Speed of disks: Even with infinite data speed and an infinite bandwidth limit between the source binary and the target destination, physics still limits replication. Data replication occurs only as quickly as source disks can read the data.
Speed of human calculations: Disks and light move faster than human decision processes. When a group of people collaborate and make decisions together, the results come slowly. Replication can't overcome delays related to human calculations.
Each of these laws of physics drives the following risks that commonly affect migration plans:
Replication time: Replication requires time and bandwidth. Plans should include realistic timelines that reflect the amount of time it takes to replicate binaries.
Total available migration bandwidth is the amount of up-bound bandwidth that other higher priority business needs don't consume. The up-bound bandwidth is measured in megabits per second (Mbps) or gigabits per second (Gbps). Total migration storage is the total disk space, measured in gigabytes (GBs) or terabytes (TBs), required to store a snapshot of assets to be migrated.
To determine an initial time estimate, divide the total migration storage by the total available migration bandwidth. Note the conversion from bits to bytes. The next item describes a more accurate calculation of time.
Cumulative effect of disk drift: From the point of replication to the promotion of an asset to production, the source and destination binaries must remain synchronized.

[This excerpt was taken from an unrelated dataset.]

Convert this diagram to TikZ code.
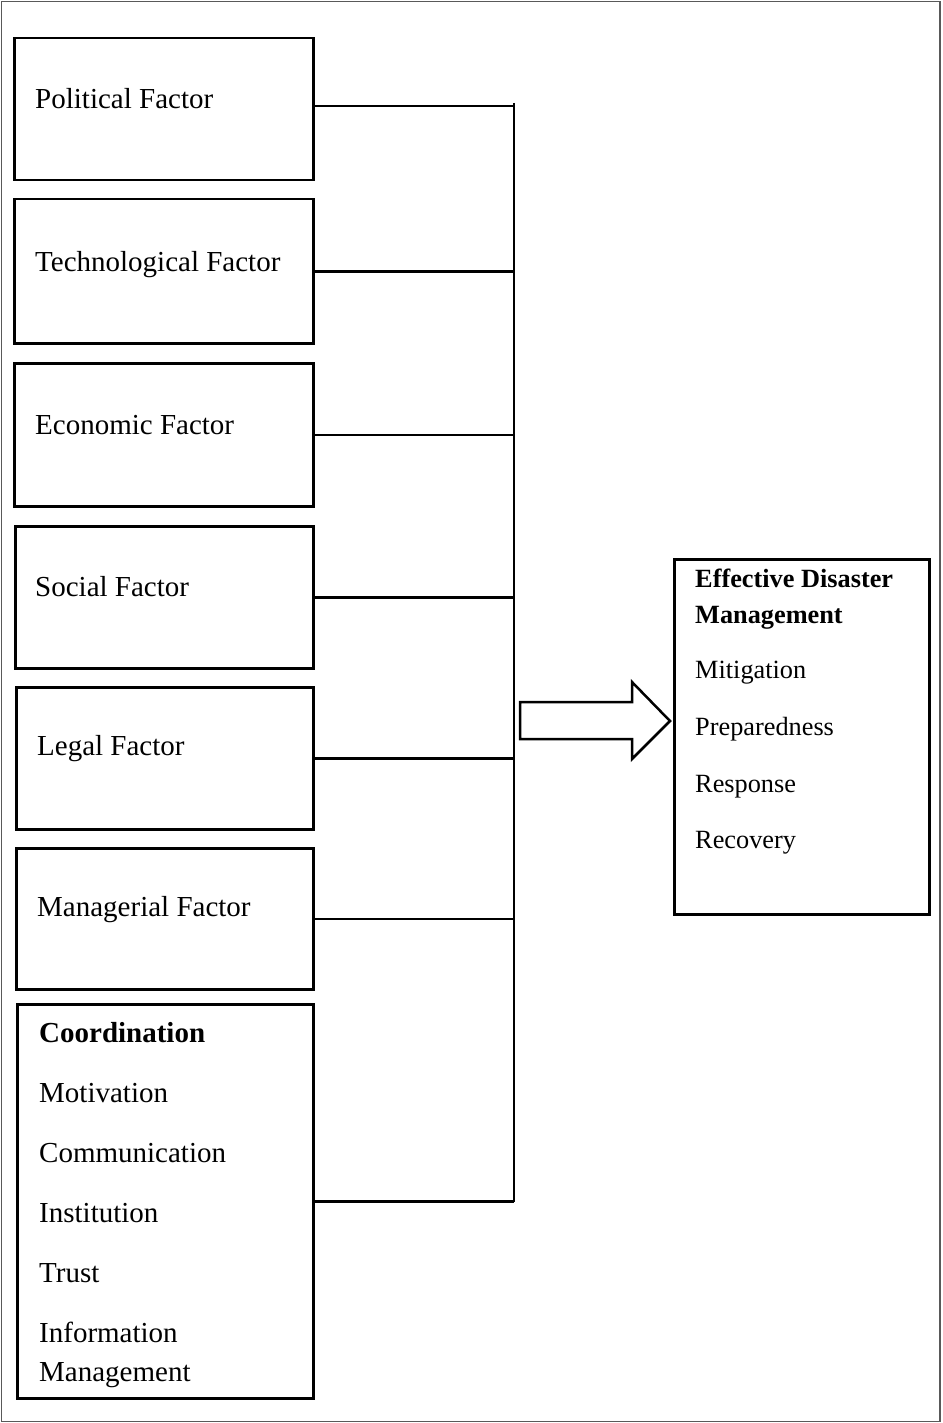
\documentclass[tikz,border=0pt]{standalone}
\usepackage{fontspec}
\setmainfont{Liberation Serif}
\begin{document}
\begin{tikzpicture}[x=1pt,y=-1pt,
  box/.style={draw,line width=2.5pt,rectangle,inner sep=0pt,anchor=north west},
  lbl/.style={anchor=base west,inner sep=0pt,font=\fontsize{29}{35}\selectfont},
  rlbl/.style={anchor=base west,inner sep=0pt,font=\fontsize{26.3}{32}\selectfont},
  conn/.style={line width=2.5pt}]
\useasboundingbox (0,0) rectangle (942,1423);
\draw[line width=1.5pt,black!65] (1.5,1.5) rectangle (940,1421.5);

% left boxes
\node[box,minimum width=299pt,minimum height=142pt] (b1) at (13,37) {};
\node[box,minimum width=299pt,minimum height=144pt] (b2) at (13,198) {};
\node[box,minimum width=299pt,minimum height=143pt] (b3) at (13,362) {};
\node[box,minimum width=298pt,minimum height=142pt] (b4) at (14,525) {};
\node[box,minimum width=297pt,minimum height=142pt] (b5) at (15,686) {};
\node[box,minimum width=297pt,minimum height=141pt] (b6) at (15,847) {};
\node[box,minimum width=296pt,minimum height=394pt] (b7) at (16,1003) {};

\node[lbl] (t1) at (35,109) {Political Factor};
\node[lbl] (t2) at (35,271) {Technological Factor};
\node[lbl] (t3) at (35,434) {Economic Factor};
\node[lbl] (t4) at (35,596) {Social Factor};
\node[lbl] (t5) at (37,755) {Legal Factor};
\node[lbl] (t6) at (37,916) {Managerial Factor};

\node[lbl] (c0) at (39,1042) {\textbf{Coordination}};
\node[lbl] (c1) at (39,1102) {Motivation};
\node[lbl] (c2) at (39,1162) {Communication};
\node[lbl] (c3) at (39,1222) {Institution};
\node[lbl] (c4) at (39,1282) {Trust};
\node[lbl] (c5) at (39,1342) {Information};
\node[lbl] (c6) at (39,1381) {Management};

% bus
\coordinate (bt) at (514,103);
\coordinate (bb) at (514,1202);
\draw[conn] (bt) -- (bb);
\draw[conn] ([yshift=3pt]b1.east) -- ([yshift=3pt]b1.east -| bt);
\foreach \b in {b2,b3,b4,b5,b6,b7}{
  \draw[conn] (\b.east) -- (\b.east -| bt);
}

% right box
\node[box,minimum width=255pt,minimum height=355pt] (r) at (673,558) {};
\node[rlbl] (r0) at (695,587) {\textbf{Effective Disaster}};
\node[rlbl] (r1) at (695,623) {\textbf{Management}};
\node[rlbl] (r2) at (695,678) {Mitigation};
\node[rlbl] (r3) at (695,735) {Preparedness};
\node[rlbl] (r4) at (695,792) {Response};
\node[rlbl] (r5) at (695,848) {Recovery};

% block arrow
\draw[line width=2.5pt,line join=miter] (520,702) -- (632,702) -- (632,682) -- (670,721)
  -- (632,759) -- (632,739) -- (520,739) -- cycle;
\end{tikzpicture}
\end{document}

Drift in binaries consumes extra bandwidth because you must replicate changes to the binary on a recurring basis. During synchronization, the calculation for total migration storage includes all binary drift. The longer it takes to promote an asset to production, the more cumulative drift occurs. The more synchronized assets that you have, the more bandwidth you consume. For each asset in a synchronization state, you have less total available migration bandwidth available.
Time-to-business change: Synchronization time has a cumulative negative effect on migration speed. Prioritization of the migration backlog and advanced preparation for the change communication plan are crucial to the speed of migration.
The most significant test of business and technical alignment during a migration effort is the pace of promotion. The faster an asset is promoted to production, the less disk drift affects bandwidth. And you can allocate more bandwidth and time to the next workload's replication.
Plan for when data requirements exceed network capacity
In a cloud migration, you replicate and synchronize assets over a network between an existing datacenter and the cloud. The existing data size requirements of various workloads might exceed network capacity. In such a scenario, the migration process might be radically slowed, or in some cases, stopped entirely.
If your assessment, initial replication, or testing identifies a capacity problem, consider using Azure Data Box to transfer independent data stores. Use this approach to ship large volumes of data to the cloud before the workload migration.
Some non-Microsoft partner solutions also use Data Box for migrations. With these solutions, you can move a large volume of data via an offline transfer, but you synchronize it later at a lower scale over the network.